When I sit down and slam out a blog, beer in hand, I take on a responsibility. All Peace Corps volunteers and all the expats like us do the same. When we write about our host countries and peoples, we define them, to ourselves and to our audience.

There’s a book about it.

This book

This book

Said describes the way that “Orientalists,” scholars of the nearer and farther Easts, created a body of ideas, papers, art, and literature, that took on more reality than the physical East. When making policy or business decisions, Westerners responded to this constructed pseudo-Orient rather than the real. I’m simplifying. A lot. But I’ll use Mexico as an example of the same.

The parts of this country that I have seen—massive pine woods, cloud-forests, alpine streamlets and freezing waterfalls, the chic-as-fuck city of Querétaro and its eco-cafes and burgeoning urban-hippy scene—none of it has anything to do with the impression I had of Mexico before shipping out.

If you think of all these things when I say Mexico, you're Mexican and/or a liar

If you think of all these things when I say Mexico, you’re Mexican and/or a liar

Where did my previous impression of Mexico come from? From the great American collective unconscious. Flashes of Speedy Gonzales combine with lectures on the Mexican Revolution and vague images from a trip to the Alamo. Cormac McCarthy novels blend into the Man with No Name and The Magnificent Seven.
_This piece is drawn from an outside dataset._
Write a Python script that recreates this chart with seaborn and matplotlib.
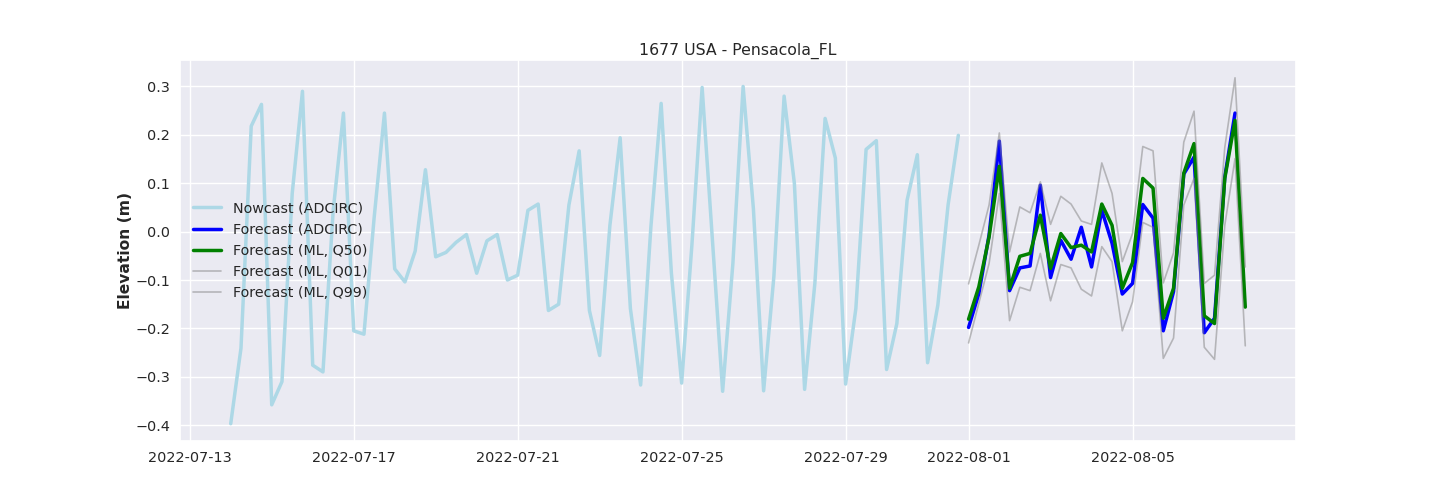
import matplotlib
matplotlib.use('Agg')
import matplotlib.pyplot as plt
import seaborn as sns
import pandas as pd

nowcast_start = '2022-07-14 00:00'
forecast_start = '2022-08-01 00:00'
freq = '6h'

nowcast = [-0.397, -0.241, 0.218, 0.263, -0.358, -0.31, 0.079, 0.29, -0.276, -0.29, 0.044, 0.245,
           -0.205, -0.212, 0.03, 0.245, -0.077, -0.104, -0.04, 0.128, -0.052, -0.043, -0.022, -0.006,
           -0.086, -0.019, -0.006, -0.1, -0.09, 0.044, 0.057, -0.163, -0.15, 0.055, 0.167, -0.163,
           -0.256, 0.013, 0.194, -0.159, -0.317, 0.01, 0.265, -0.086, -0.313, -0.028, 0.298, -0.016,
           -0.33, -0.066, 0.3, 0.048, -0.329, -0.093, 0.28, 0.1, -0.326, -0.107, 0.234, 0.152,
           -0.315, -0.159, 0.17, 0.188, -0.285, -0.19, 0.065, 0.159, -0.271, -0.152, 0.055, 0.199]
# blue line stops one step before the ML lines
forecast = [-0.198, -0.128, -0.007, 0.187, -0.122, -0.075, -0.071, 0.096, -0.095, -0.018, -0.057, 0.009, -0.073, 0.044,
            -0.024, -0.129, -0.107, 0.056, 0.028, -0.205, -0.124, 0.119, 0.154, -0.209, -0.179, 0.113, 0.245]
q50 = [-0.181, -0.114, -0.011, 0.135, -0.117, -0.051, -0.045, 0.034, -0.076, -0.004, -0.033, -0.028, -0.042, 0.057,
       0.013, -0.117, -0.064, 0.11, 0.09, -0.179, -0.117, 0.121, 0.182, -0.174, -0.19, 0.11, 0.23, -0.156]
q01 = [-0.23, -0.148, -0.066, 0.079, -0.184, -0.115, -0.122, -0.045, -0.143, -0.068, -0.075, -0.119, -0.133, -0.031,
       -0.062, -0.205, -0.145, 0.019, 0.009, -0.262, -0.22, 0.055, 0.11, -0.239, -0.264, 0.013, 0.151, -0.236]
q99 = [-0.108, -0.028, 0.055, 0.204, -0.042, 0.051, 0.039, 0.103, 0.015, 0.073, 0.057, 0.022, 0.015, 0.142,
       0.079, -0.062, -0.004, 0.176, 0.167, -0.106, -0.044, 0.185, 0.249, -0.107, -0.09, 0.174, 0.318, -0.073]

now_time = pd.date_range(nowcast_start, periods=len(nowcast), freq=freq)
fc_time = pd.date_range(forecast_start, periods=len(q50), freq=freq)

sns.set_theme(style='darkgrid')
fig, ax = plt.subplots(figsize=(14.4, 5.04), dpi=100)
fig.subplots_adjust(left=0.125, right=0.9, top=0.88, bottom=0.125)

sns.lineplot(x=now_time, y=nowcast, color='lightblue', linewidth=2.5, label='Nowcast (ADCIRC)', ax=ax)
sns.lineplot(x=fc_time[:len(forecast)], y=forecast, color='blue', linewidth=2.5, label='Forecast (ADCIRC)', ax=ax)
sns.lineplot(x=fc_time, y=q50, color='green', linewidth=2.5, label='Forecast (ML, Q50)', ax=ax)
sns.lineplot(x=fc_time, y=q01, color='gray', alpha=0.5, linewidth=1.2, label='Forecast (ML, Q01)', ax=ax)
sns.lineplot(x=fc_time, y=q99, color='gray', alpha=0.5, linewidth=1.2, label='Forecast (ML, Q99)', ax=ax)

ax.set_title('1677 USA - Pensacola_FL', fontsize=11.3, pad=4)
ax.set_xlabel('')
ax.set_ylabel('Elevation (m)', fontweight='bold', fontsize=11.2, labelpad=2)
ax.tick_params(labelsize=10.4, pad=1)
ax.legend(loc='center left', frameon=False, fontsize=10.3, labelspacing=0.5)

fig.savefig('out.png', dpi=100)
It’s a powerful mental image of white linens and sombreros, now overlaid with narcos and beheadings.


We think of this

Almost none of that conception has anything to do with the “Real Mexico,” just like the way the rest of the world literally thinks we only eat hamburgers and hot dogs in the States has the tiniest bit of truth (we eat hamburgers sometimes) while missing everything else about us. “Mexicans eat tacos right?” “Well yea, but they’re different than ours and that’s not the point.”

The image, the pseudo-Mexico of The Three Amigos and shitty restaurants, it is the Mexico that we respond to, as voters, vacationers, businesspeople, and politicians. You have to go somewhere to start to know it. I don’t know Mexico. I don’t even know Querétaro, or Jalpan. But I’m a sight further along than I was beforehand, enough to know that what I thought I knew, I didn’t. What you have to realize is that the false American idea of Mexico is all the Mexico there is for the majority of Americans.